From owner-freebsd-hackers  Wed Oct 25 22:53:29 2000
Delivered-To: freebsd-hackers@freebsd.org
Received: from earth.backplane.com (placeholder-dcat-1076843399.broadbandoffice.net [64.47.83.135])
	by hub.freebsd.org (Postfix) with ESMTP
	id 1D4EB37B479; Wed, 25 Oct 2000 22:53:23 -0700 (PDT)
Received: (from dillon@localhost)
	by earth.backplane.com (8.11.0/8.9.3) id e9Q5qnf32627;
	Wed, 25 Oct 2000 22:52:49 -0700 (PDT)
	(envelope-from dillon)
Date: Wed, 25 Oct 2000 22:52:49 -0700 (PDT)
From: Matt Dillon <dillon@earth.backplane.com>
Message-Id: <200010260552.e9Q5qnf32627@earth.backplane.com>
To: Alfred Perlstein <bright@wintelcom.net>, ps@FreeBSD.ORG,
	hackers@FreeBSD.ORG
Subject: VM pager patch (was Re: vm_pageout_scan badness)
References: <20001024112708.E28123@fw.wintelcom.net> <200010242010.e9OKAJK19739@earth.backplane.com> <20001025123154.A56298@heechee.tobez.org>
Sender: owner-freebsd-hackers@FreeBSD.ORG
Precedence: bulk
X-Loop: FreeBSD.ORG

    Here's a test patch, inclusive of some debugging sysctls:

	vm.always_launder	set to 1 to give up on trying to avoid
				pageouts.

	vm.vm_pageout_stats_rescans
				Number of times the main inactive scan
				in the pageout loop had to restart

	vm.vm_pageout_stats_xtralaunder
				Number of times a second pass had to be
				taken (in normal mode, with always_launder
				set to 0).

    This patch:

	* implements a placemarker to try to avoid restarts.

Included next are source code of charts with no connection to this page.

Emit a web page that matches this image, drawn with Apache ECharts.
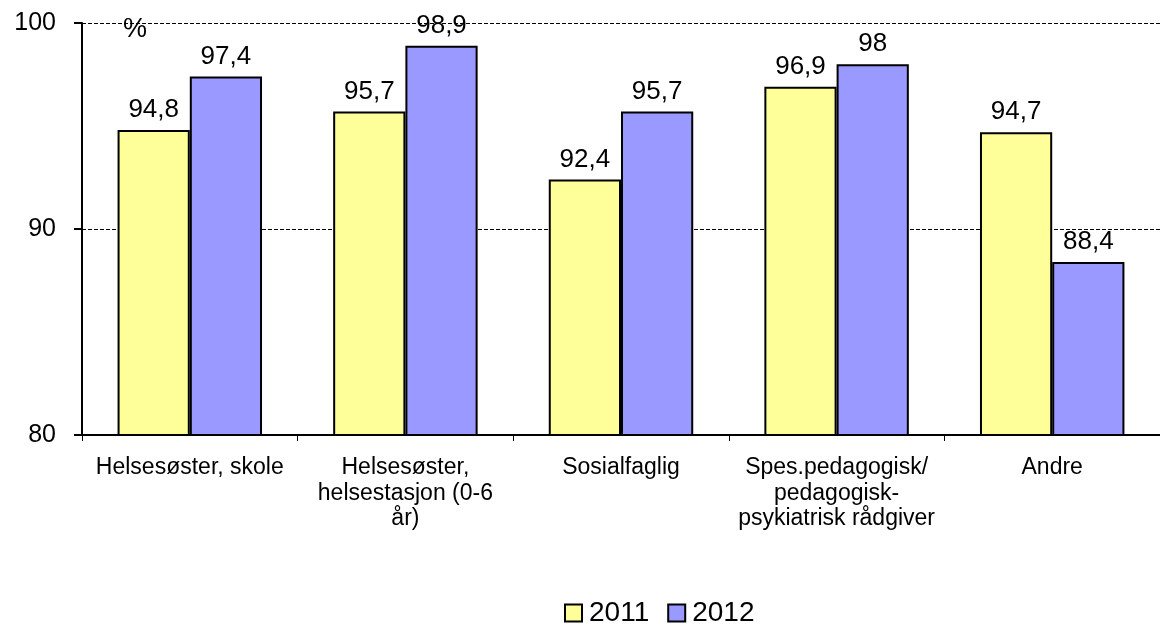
<!DOCTYPE html>
<html><head><meta charset="utf-8">
<script src="https://cdn.jsdelivr.net/npm/echarts@6/dist/echarts.min.js"></script>
<style>html,body{margin:0;padding:0;background:#fff}#c{width:1160px;height:624px}</style>
</head><body><div id="c"></div>
<script>
const categories = ["Helsesøster, skole", "Helsesøster,\nhelsestasjon (0-6\når)", "Sosialfaglig", "Spes.pedagogisk/\npedagogisk-\npsykiatrisk rådgiver", "Andre"];
const series2011 = [94.8, 95.7, 92.4, 96.9, 94.7];
const series2012 = [97.4, 98.9, 95.7, 98, 88.4];
const yTicks = [80, 90, 100];
const font = "Liberation Sans, Arial, sans-serif";
const fmt = p => String(p.value).replace('.', ',');
const chart = echarts.init(document.getElementById('c'));
chart.setOption({
  animation: false,
  textStyle: {fontFamily: font},
  grid: {left: 82, right: 0, top: 23, bottom: 189, containLabel: false},
  legend: {
    top: 594, left: 559, itemWidth: 17, itemHeight: 17, itemGap: 18,
    icon: 'rect',
    textStyle: {fontSize: 28, color: '#000', fontFamily: font, padding: [0,0,0,2]},
    data: ['2011', '2012']
  },
  xAxis: {
    type: 'category', data: categories,
    axisLine: {lineStyle: {color: '#000', width: 2}},
    axisTick: {show: true, alignWithLabel: false, length: 6, lineStyle: {color: '#000', width: 1}},
    axisLabel: {fontSize: 23, color: '#000', lineHeight: 25.5, margin: 20, interval: 0, fontFamily: font}
  },
  yAxis: {
    type: 'value', min: 80, max: 100, interval: 10,
    axisLine: {show: true, lineStyle: {color: '#000', width: 2}},
    axisTick: {show: true, length: 8, inside: false, lineStyle: {color: '#000', width: 2}},
    axisLabel: {fontSize: 25, color: '#000', margin: 26, fontFamily: font, formatter: v => yTicks.includes(v) ? String(v) : ''},
    splitLine: {show: true, lineStyle: {color: '#000', type: [4, 2], width: 1}}
  },
  series: [
    {name: '2011', type: 'bar', data: series2011, barGap: '0%', barCategoryGap: '33%',
     itemStyle: {color: '#FFFF99', borderColor: '#000', borderWidth: 2},
     label: {show: true, position: 'top', distance: 7, fontSize: 26, color: '#000', fontFamily: font, formatter: fmt}},
    {name: '2012', type: 'bar', data: series2012, barGap: '0%', barCategoryGap: '33%',
     itemStyle: {color: '#9999FF', borderColor: '#000', borderWidth: 2},
     label: {show: true, position: 'top', distance: 7, fontSize: 26, color: '#000', fontFamily: font, formatter: fmt}}
  ],
  graphic: [{type: 'text', left: 123, top: 16, style: {text: '%', fontSize: 27, fill: '#000', fontFamily: font}}]
});
</script></body></html>
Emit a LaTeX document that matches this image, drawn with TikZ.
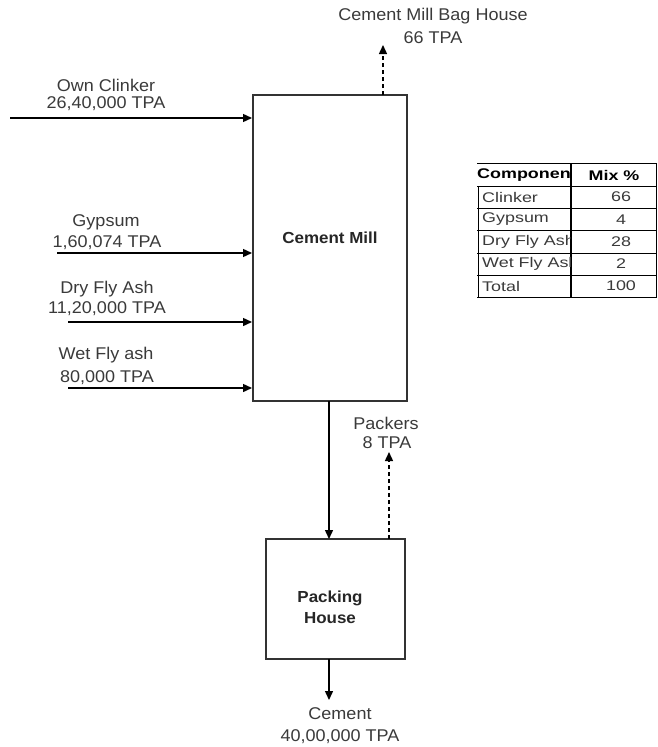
\documentclass[tikz,border=0pt]{standalone}
\usepackage{fontspec}
\setmainfont{Liberation Sans}[FakeStretch=1.06]
\newfontfamily\tablefont{Liberation Sans}[FakeStretch=1.28]
\usetikzlibrary{arrows.meta}
\definecolor{txt}{HTML}{3A3A3A}
\tikzset{
  lbl/.style={text=txt,font=\fontsize{17}{20}\selectfont,align=center,inner sep=0pt},
  boxlbl/.style={text=black!85,font=\fontsize{16}{21}\selectfont\bfseries,align=center,inner sep=0pt},
  flow/.style={line width=1.4pt,-{Triangle[length=9pt,width=8pt]}},
  dflow/.style={line width=1.4pt,dash pattern=on 4pt off 3pt,-{Triangle[length=9pt,width=8pt]}},
  proc/.style={draw=black!80,line width=1.1pt,fill=none},
  tcell/.style={text=txt,font=\tablefont\fontsize{14}{16}\selectfont,inner sep=0pt},
  thead/.style={text=black,font=\tablefont\fontsize{14}{16}\selectfont\bfseries,inner sep=0pt},
}
\begin{document}
\begin{tikzpicture}[x=1pt,y=-1pt]
\useasboundingbox (0,0) rectangle (657,747);
% boxes
\draw[proc] (253,95) rectangle (407,401);
\node[boxlbl] (mill) at (330,238) {Cement Mill};
\coordinate (millL1) at (252,118);
\coordinate (millL2) at (252,253);
\coordinate (millL3) at (252,322);
\coordinate (millL4) at (252,388);
\coordinate (millT) at (383,95);
\coordinate (millB) at (329,401);
\draw[proc] (266,539) rectangle (405,659);
\node[boxlbl] (pack) at (330,607) {Packing\\House};
\coordinate (packT) at (329,539);
\coordinate (packT2) at (389,539);
\coordinate (packB) at (329,659);
% sources
\coordinate (s1) at (10,118);
\coordinate (s2) at (57,253);
\coordinate (s3) at (68,322);
\coordinate (s4) at (68,388);
\coordinate (bag) at (383,45);
\coordinate (pk) at (389,452);
\coordinate (out) at (329,700);
% input flows
\draw[flow] (s1) -- (millL1);
\draw[flow] (s2) -- (millL2);
\draw[flow] (s3) -- (millL3);
\draw[flow] (s4) -- (millL4);
\draw[dflow] (millT) -- (bag);
\draw[flow] (millB) -- (packT);
\draw[dflow] (packT2) -- (pk);
\draw[flow] (packB) -- (out);
% labels
\node[lbl] (l1a) at (106,85) {Own Clinker};
\node[lbl] (l1b) at (106,104) {26,40,000 TPA};
\node[lbl] (l2a) at (106,222) {Gypsum};
\node[lbl] (l2b) at (107,243) {1,60,074 TPA};
\node[lbl] (l3a) at (107,289) {Dry Fly Ash};
\node[lbl] (l3b) at (107,309) {11,20,000 TPA};
\node[lbl] (l4a) at (106,355) {Wet Fly ash};
\node[lbl] (l4b) at (107,378) {80,000 TPA};
\node[lbl] (bagA) at (433,16) {Cement Mill Bag House};
\node[lbl] (bagB) at (433,38) {66 TPA};
\node[lbl] (pkA) at (386,423) {Packers};
\node[lbl] (pkB) at (387,443) {8 TPA};
\node[lbl] (outA) at (340,714) {Cement};
\node[lbl] (outB) at (340,737) {40,00,000 TPA};
% table
\draw[line width=1.4pt] (477,163.5) -- (657,163.5);
\draw[line width=0.9pt] (477,186) -- (657,186);
\draw[line width=0.9pt] (477,208) -- (657,208);
\draw[line width=0.9pt] (477,230.5) -- (657,230.5);
\draw[line width=0.9pt] (477,253) -- (657,253);
\draw[line width=0.9pt] (477,275) -- (657,275);
\draw[line width=0.9pt] (477,297) -- (657,297);
\draw[line width=0.9pt] (478,186) -- (478,297);
\draw[line width=1.2pt] (571,163) -- (571,297);
\draw[line width=0.9pt] (656,163) -- (656,297);
\begin{scope}
\clip (476,164) rectangle (570,297);
\node[thead,anchor=west] (h1) at (477,175) {Componen};
\node[tcell,anchor=west] (c1) at (482,197) {Clinker};
\node[tcell,anchor=west] (c2) at (482,219.5) {Gypsum};
\node[tcell,anchor=west] (c3) at (482,242) {Dry Fly Ash};
\node[tcell,anchor=west] (c4) at (482,264) {Wet Fly Ash};
\node[tcell,anchor=west] (c5) at (482,286) {Total};
\end{scope}
\node[thead] (h2) at (614,175) {Mix \%};
\node[tcell] (v1) at (621,197) {66};
\node[tcell] (v2) at (621,219.5) {4};
\node[tcell] (v3) at (621,242) {28};
\node[tcell] (v4) at (621,264) {2};
\node[tcell] (v5) at (621,286) {100};
\end{tikzpicture}
\end{document}
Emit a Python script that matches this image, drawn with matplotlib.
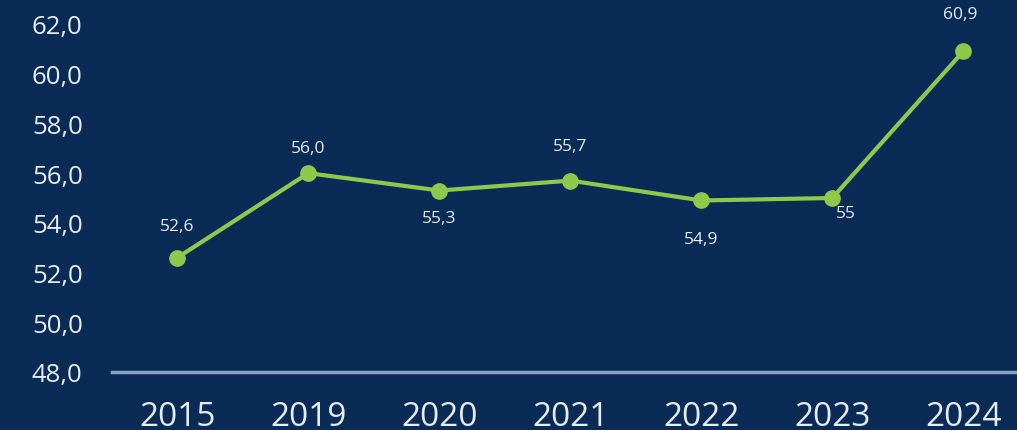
import matplotlib.pyplot as plt

years = ['2015', '2019', '2020', '2021', '2022', '2023', '2024']
values = [52.6, 56.0, 55.3, 55.7, 54.9, 55.0, 60.9]
labels = ['52,6', '56,0', '55,3', '55,7', '54,9', '55', '60,9']
# pixel offsets of each value label from its point
offsets = [(0, 32), (0, 25), (0, -27), (0, 35), (0, -39), (14, -15), (-3, 37)]
yticks = [48, 50, 52, 54, 56, 58, 60, 62]

bg = '#0a2b55'
green = '#8fc84a'
txt = '#e6edf5'

plt.rcParams['font.family'] = ['Open Sans', 'DejaVu Sans']

fig = plt.figure(figsize=(10.17, 4.31), dpi=100, facecolor=bg)
ax = fig.add_axes([0.110, 0.1346, 0.89, 0.8074], facecolor=bg)

x = list(range(len(years)))
ax.plot(x, values, color=green, lw=3, marker='o', ms=11, clip_on=False, zorder=3)

for xi, v, lab, (dx, dy) in zip(x, values, labels, offsets):
    ax.annotate(lab, (xi, v), xytext=(dx, dy), textcoords='offset pixels',
                ha='center', va='center', color=txt, fontsize=12.5)

ax.set_xlim(-0.5, 6.41)
ax.set_ylim(48, 62)
ax.set_yticks(yticks)
ax.set_yticklabels([f'{t:.1f}'.replace('.', ',') for t in yticks])
ax.set_xticks(x)
ax.set_xticklabels(years)

for s in ['top', 'right', 'left']:
    ax.spines[s].set_visible(False)
ax.spines['bottom'].set_color('#8ea2bd')
ax.spines['bottom'].set_linewidth(2.5)

ax.tick_params(axis='y', length=0, pad=21, labelsize=18.5, labelcolor=txt)
ax.tick_params(axis='x', length=0, pad=20, labelsize=24, labelcolor=txt)

fig.savefig('out.png', dpi=100, facecolor=bg)
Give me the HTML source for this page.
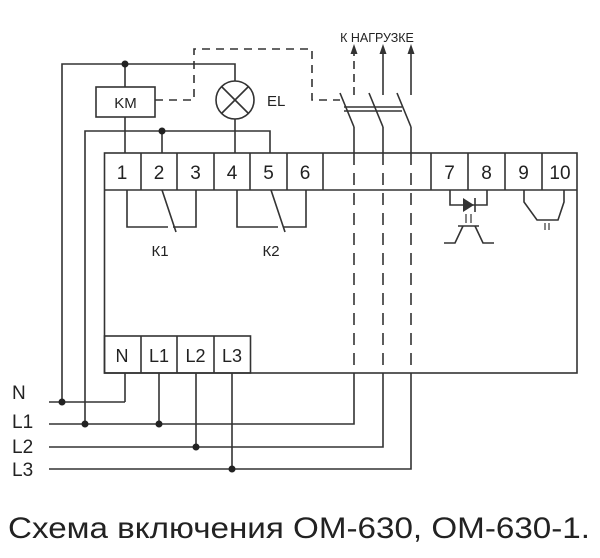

	* does not penalize the pageout daemon for being able 
	  to cluster writes.

	* adds an additional vnode check that should be there

    One last note:  I wrote a quick and dirty program to mmap() a bunch
    of big files MAP_NOSYNC and then dirty them in a loop.  I noticed
    that the filesystem update daemon 'froze up' the system for about a 
    second every 30 seconds due to the huge number of dirty MAP_NOSYNC
    pages (about 1GB worth) sitting around (it has to scan the vm_page_t's
    even if it doesn't do anything with them).  This is a separate issue.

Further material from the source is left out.